- Awards: Medal of the Order of Australia (2023)
- Scientific career
- Fields: Palaeontology
- Institutions: Museums Victoria

= Lesley Kool =

Australian palaeontologist

Lesley Kool is an Australian palaeontologist and research associate at Museums Victoria. She is best known for her work on polar dinosaur and mammal fossils from the Cretaceous period in Victoria, and for her role in the discovery and preparation of the species Koolasuchus cleelandi, the State Fossil Emblem of Victoria.

== Career ==
Kool began her involvement in palaeontology in 1983, when she volunteered to join a dinosaur excavation in the Otways led by Dr Thomas H. Rich, Curator of Vertebrate Palaeontology at Museums Victoria. The dig was part of an ongoing effort to investigate the Cretaceous deposits along Victoria's south coast, following up on the 1903 discovery of Australia's first dinosaur bone, the Cape Paterson Claw, by William Ferguson.

She became a key member of the field and research team that included palaeontologists such as Tim Flannery and Mike Cleeland, focusing on the study of fossilised remains from the Otway Ranges and Bunurong Coast.

Over four decades, Kool has contributed to discoveries that reshaped understanding of how dinosaurs and early mammals adapted to polar conditions, challenging global theories about thermoregulation and evolution during the Cretaceous period.

== Koolasuchus cleelandi ==
In 1990, her colleague Mike Cleeland discovered fossilised jawbones near San Remo on Boonwurrung Country.

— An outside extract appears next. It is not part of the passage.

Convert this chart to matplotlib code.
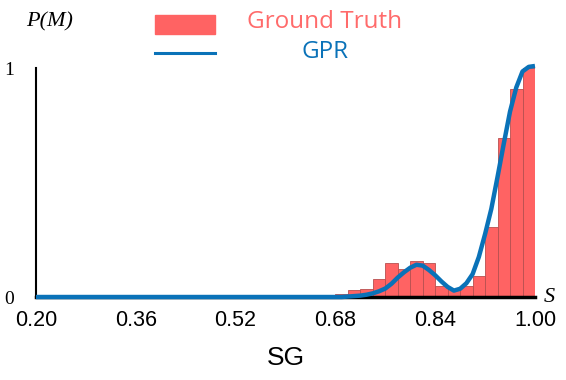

Kool worked for months to prepare the specimens, which were later identified as belonging to a new species of temnospondyl amphibian, Koolasuchus cleelandi. The genus name Koolasuchus honours both Lesley Kool and the “cool” polar environment where the fossil was found. In 2022, Koolasuchus cleelandi was designated the official fossil emblem of Victoria.

== Dinosaur Dreaming ==
Kool is the long-time coordinator of the “Dinosaur Dreaming” project, a collaborative fossil excavation and research program centred on the Bunurong Coast. The project engages volunteers, students, and scientists in uncovering and studying polar dinosaur fossils and has become an important science education initiative in Victoria.

In 2023, she described the planned “Bass Coast Dinosaurs Trail” as a major educational and tourism opportunity for the region, highlighting the area's rich palaeontological history.

== Honours ==
On 26 January 2023, Lesley Kool was awarded the Medal of the Order of Australia (OAM) for "service to palaeontology".

== Personal life ==
Kool lives in Wonthaggi North, Victoria, with her husband, Gerry.